::: Data provided

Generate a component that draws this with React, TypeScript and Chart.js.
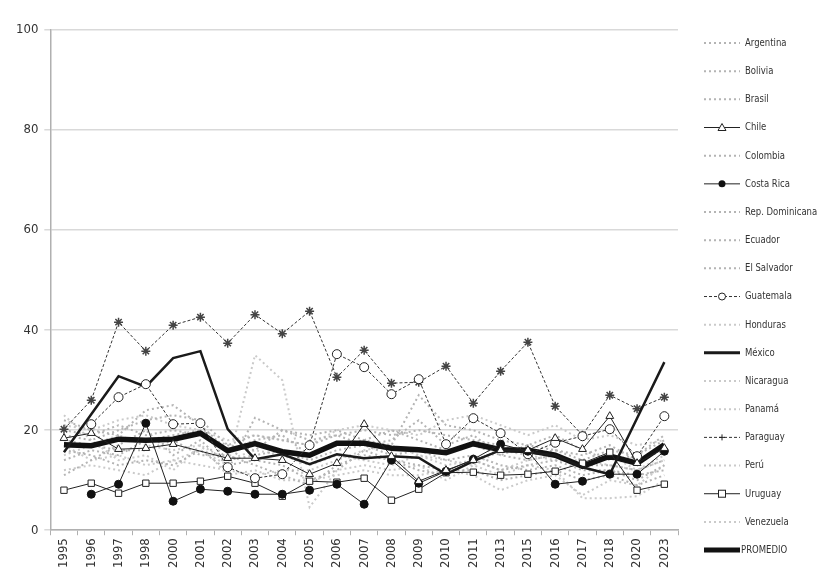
import React, { useEffect, useRef } from "react";
import { Chart, registerables } from "chart.js";

Chart.register(...registerables);

const categories = ["1995","1996","1997","1998","2000","2001","2002","2003","2004","2005","2006","2007","2008","2009","2010","2011","2013","2015","2016","2017","2018","2020","2023"];

const argentina = [19, 18, 20, 22, 23, 22, 17, 19, 18, 17, 19, 20, 19, 20, 19, 18, 17, 15, 16, 14, 16, 15, 18];
const bolivia = [14, 16, 15, 18, 19, 20, 14, 15, 16, 14, 16, 17, 18, 22, 17, 19, 15, 14, 15, 13, 13, 12, 14];
const brasil = [22, 20, 19, 24, 25, 21, 16, 18, 19, 15, 17, 18, 20, 18, 16, 17, 15, 17, 19, 16, 14, 15, 19];
const chile = [18.4, 19.4, 16.2, 16.4, 17.2, null, 14.4, 14.4, 14, 11.2, 13.4, 21.2, 14.8, 9.8, 12, 14, 16, 16, 18.4, 16.2, 22.8, 13.4, 16.4];
const colombia = [11, 14, 17, 20, 15, 18, 13, 14, 13, 10, 12, 16, 14, 12, 11, 14, 12, 13, 14, 12, 12, 10, 13];
const costaRica = [null, 7.2, 9.2, 21.4, 5.8, 8.2, 7.8, 7.2, 7.2, 8, 9.2, 5.2, 14, 9.4, 11.8, 14.2, 17.2, 15.8, 9.2, 9.8, 11.2, 11.2, 15.8];
const repDominicana = [16, 15, 13, 14, 13, 16, 12, 22.5, 20, 18, 19, 17, 15, 16, 14, 15, 13, 12, 13, 11, 12, 11, 12];
const ecuador = [18, 17, 16, 16, 18, 15, 15, 13, 11, 9, 13, 15, 14, 13, 12, 12, 10, 11, 12, 10, 11, 9, 11];
const elSalvador = [20, 19, 21, 19, 20, 19, 17, 16, 20, 19, 20, 18, 17, 27, 21, 20, 18, 17, 16, 15, 17, 14, 16];
const guatemala = [null, 21.2, 26.6, 29.2, 21.2, 21.4, 12.6, 10.4, 11.2, 17, 35.2, 32.6, 27.2, 30.2, 17.2, 22.4, 19.4, 15.2, 17.5, 18.8, 20.2, 14.8, 22.8];
const honduras = [15, 17, 19, 17, 16, 17, 14, 16, 15, 13, 15, 14, 13, 15, 14, 13, 16, 15, 14, 14, 13, 12, 15];
const mexico = [15.6, 23.2, 30.8, 28.7, 34.4, 35.8, 20.2, 14.2, 15.2, 13.2, 15.2, 14.4, 14.8, 14.5, 11.2, 13.8, 16, 15.6, 15, 12.6, 11.2, 22.4, 33.6];
const nicaragua = [17, 14, 15, 13, 14, 16, 13, 35, 30, 4.6, 12, 13, 12, 13, 10, 13, 11, 13, 12, 6.4, 6.4, 6.8, 10];
const panama = [23, 18, 14, 15, 12, 17, 11, 12, 10, 10, 11, 12, 11, 11, 12, 11, 8, 10, 11, 7, 10, 9, 13];
const paraguay = [20.2, 26, 41.6, 35.8, 41, 42.6, 37.4, 43.1, 39.3, 43.8, 30.6, 36, 29.4, 29.6, 32.8, 25.4, 31.8, 37.6, 24.8, 19, 27, 24.3, 26.6];
const peru = [21, 20, 22, 23, 21, 20, 18, 19, 18, 17, 20, 21, 20, 19, 22, 23, 21, 19, 21, 18, 19, 17, 18];
const uruguay = [8, 9.4, 7.4, 9.4, 9.4, 9.8, 10.8, 9.4, 6.8, 9.8, 9.6, 10.4, 6, 8.2, 11.5, 11.6, 11, 11.2, 11.8, 13.4, 15.6, 8, 9.2];
const venezuela = [12, 13, 12, 11, 14, 13, 12, 11, 12, 12, 14, 16, 17, 15, 13, 14, 12, 14, 15, 13, 15, 12, 14];
const promedio = [17.1, 16.9, 18.2, 18, 18.2, 19.4, 15.9, 17.3, 15.7, 15, 17.4, 17.4, 16.4, 16.1, 15.5, 17.3, 16.1, 16, 15, 12.8, 14.8, 13.4, 17.1];

const yTicks = [0, 20, 40, 60, 80, 100];

const FONT = '"Liberation Sans Narrow", "DejaVu Sans Condensed", "Open Sans", sans-serif';

type Kind = "grayDark" | "grayLight" | "chile" | "costa" | "guate" | "mexico" | "para" | "uru" | "prom";

const seriesDefs: { label: string; data: (number | null)[]; kind: Kind }[] = [
  { label: "Argentina", data: argentina, kind: "grayDark" },
  { label: "Bolivia", data: bolivia, kind: "grayDark" },
  { label: "Brasil", data: brasil, kind: "grayDark" },
  { label: "Chile", data: chile, kind: "chile" },
  { label: "Colombia", data: colombia, kind: "grayDark" },
  { label: "Costa Rica", data: costaRica, kind: "costa" },
  { label: "Rep. Dominicana", data: repDominicana, kind: "grayDark" },
  { label: "Ecuador", data: ecuador, kind: "grayDark" },
  { label: "El Salvador", data: elSalvador, kind: "grayDark" },
  { label: "Guatemala", data: guatemala, kind: "guate" },
  { label: "Honduras", data: honduras, kind: "grayLight" },
  { label: "México", data: mexico, kind: "mexico" },
  { label: "Nicaragua", data: nicaragua, kind: "grayLight" },
  { label: "Panamá", data: panama, kind: "grayLight" },
  { label: "Paraguay", data: paraguay, kind: "para" },
  { label: "Perú", data: peru, kind: "grayLight" },
  { label: "Uruguay", data: uruguay, kind: "uru" },
  { label: "Venezuela", data: venezuela, kind: "grayLight" },
  { label: "PROMEDIO", data: promedio, kind: "prom" },
];

function styleFor(kind: Kind) {
  switch (kind) {
    case "grayDark":
      return { borderColor: "#b4b4b4", borderWidth: 2, borderDash: [2, 3], pointRadius: 0, order: 3 };
    case "grayLight":
      return { borderColor: "#cacaca", borderWidth: 2, borderDash: [2, 3], pointRadius: 0, order: 3 };
    case "chile":
      return { borderColor: "#222", borderWidth: 1, pointStyle: "triangle", pointRadius: 4.5, pointBackgroundColor: "#fff", pointBorderColor: "#222", pointBorderWidth: 1, order: 1, spanGaps: true };
    case "costa":
      return { borderColor: "#222", borderWidth: 1, pointStyle: "circle", pointRadius: 4, pointBackgroundColor: "#111", pointBorderColor: "#111", pointBorderWidth: 1, order: 1 };
    case "guate":
      return { borderColor: "#333", borderWidth: 1, borderDash: [3, 2], pointStyle: "circle", pointRadius: 4.5, pointBackgroundColor: "#fff", pointBorderColor: "#222", pointBorderWidth: 1, order: 1 };
    case "mexico":
      return { borderColor: "#1a1a1a", borderWidth: 2.5, pointRadius: 0, order: 1 };
    case "para":
      return { borderColor: "#333", borderWidth: 1, borderDash: [3, 2], pointStyle: "star", pointRadius: 4.5, pointBackgroundColor: "#555", pointBorderColor: "#444", pointBorderWidth: 1.5, order: 1 };
    case "uru":
      return { borderColor: "#222", borderWidth: 1, pointStyle: "rect", pointRadius: 4.5, pointBackgroundColor: "#fff", pointBorderColor: "#222", pointBorderWidth: 1, order: 1 };
    case "prom":
      return { borderColor: "#111", borderWidth: 5.5, pointRadius: 0, order: 2 };
  }
}

function drawMarker(ctx: CanvasRenderingContext2D, kind: Kind, x: number, y: number) {
  ctx.save();
  ctx.setLineDash([]);
  ctx.lineWidth = 1;
  ctx.strokeStyle = "#222";
  if (kind === "chile") {
    ctx.fillStyle = "#fff";
    ctx.beginPath();
    ctx.moveTo(x, y - 4);
    ctx.lineTo(x + 4, y + 3);
    ctx.lineTo(x - 4, y + 3);
    ctx.closePath();
    ctx.fill();
    ctx.stroke();
  } else if (kind === "costa") {
    ctx.fillStyle = "#111";
    ctx.beginPath();
    ctx.arc(x, y, 3.5, 0, Math.PI * 2);
    ctx.fill();
  } else if (kind === "guate") {
    ctx.fillStyle = "#fff";
    ctx.beginPath();
    ctx.arc(x, y, 3.5, 0, Math.PI * 2);
    ctx.fill();
    ctx.stroke();
  } else if (kind === "uru") {
    ctx.fillStyle = "#fff";
    ctx.fillRect(x - 3.5, y - 3.5, 7, 7);
    ctx.strokeRect(x - 3.5, y - 3.5, 7, 7);
  } else if (kind === "para") {
    ctx.beginPath();
    ctx.moveTo(x - 3, y);
    ctx.lineTo(x + 3, y);
    ctx.moveTo(x, y - 3);
    ctx.lineTo(x, y + 3);
    ctx.stroke();
  }
  ctx.restore();
}

const legendPlugin = {
  id: "customLegend",
  afterDraw(chart: any) {
    const ctx: CanvasRenderingContext2D = chart.ctx;
    const area = chart.chartArea;
    const x0 = area.right + 26;
    const y0 = area.top + 13;
    const step = 28.17;
    ctx.save();
    seriesDefs.forEach((s, i) => {
      const y = y0 + i * step;
      const st: any = styleFor(s.kind);
      ctx.save();
      ctx.strokeStyle = st.borderColor;
      let lw = st.borderWidth;
      if (s.kind === "mexico") lw = 3;
      if (s.kind === "prom") lw = 5;
      ctx.lineWidth = lw;
      ctx.setLineDash(st.borderDash || []);
      ctx.beginPath();
      ctx.moveTo(x0, y);
      ctx.lineTo(x0 + 36, y);
      ctx.stroke();
      ctx.restore();
      drawMarker(ctx, s.kind, x0 + 18, y);
      const tx = s.kind === "prom" ? x0 + 37 : x0 + 41;
      ctx.save();
      ctx.translate(tx, y);
      ctx.scale(0.86, 1);
      ctx.fillStyle = "#333";
      ctx.font = `11px ${FONT}`;
      ctx.textBaseline = "middle";
      ctx.textAlign = "left";
      ctx.fillText(s.label, 0, 0);
      ctx.restore();
    });
    ctx.restore();
  },
};

export default function App() {
  const canvasRef = useRef<HTMLCanvasElement | null>(null);

  useEffect(() => {
    if (!canvasRef.current) return;
    const datasets = seriesDefs.map((s) => ({
      label: s.label,
      data: s.data,
      fill: false,
      tension: 0,
      ...(styleFor(s.kind) as any),
    }));
    const chart = new Chart(canvasRef.current, {
      type: "line",
      data: { labels: categories, datasets },
      plugins: [legendPlugin],
      options: {
        animation: false,
        responsive: true,
        maintainAspectRatio: false,
        layout: { padding: { left: 2, right: 148, top: 22, bottom: 6 } },
        plugins: {
          legend: { display: false },
          tooltip: { enabled: false },
        },
        scales: {
          x: {
            offset: true,
            grid: { display: true, drawOnChartArea: false, drawTicks: true, tickLength: 5, color: "#b0b0b0", offset: true },
            border: { display: true, color: "#b0b0b0", width: 1.5 },
            ticks: {
              autoSkip: false,
              maxRotation: 90,
              minRotation: 90,
              color: "#333",
              padding: 3,
              font: { family: FONT, size: 13 },
            },
          },
          y: {
            min: 0,
            max: 100,
            afterBuildTicks: (scale: any) => {
              scale.ticks = yTicks.map((v) => ({ value: v }));
            },
            grid: { color: "#d9d9d9", lineWidth: 1.5, tickLength: 6, drawTicks: true },
            border: { display: true, color: "#b0b0b0", width: 1.5 },
            ticks: {
              color: "#333",
              padding: 6,
              font: { family: FONT, size: 13 },
            },
          },
        },
      },
    });
    return () => chart.destroy();
  }, []);

  return (
    <div style={{ width: 818, height: 569, position: "relative" }}>
      <canvas ref={canvasRef} />
    </div>
  );
}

::::::

What is being asked
With the pictures left out, restate word for word every line of the data above, from the first down to the line that contains "Chart.register(...registerables);".

Correct answer
Generate a component that draws this with React, TypeScript and Chart.js.
import React, { useEffect, useRef } from "react";
import { Chart, registerables } from "chart.js";

Chart.register(...registerables);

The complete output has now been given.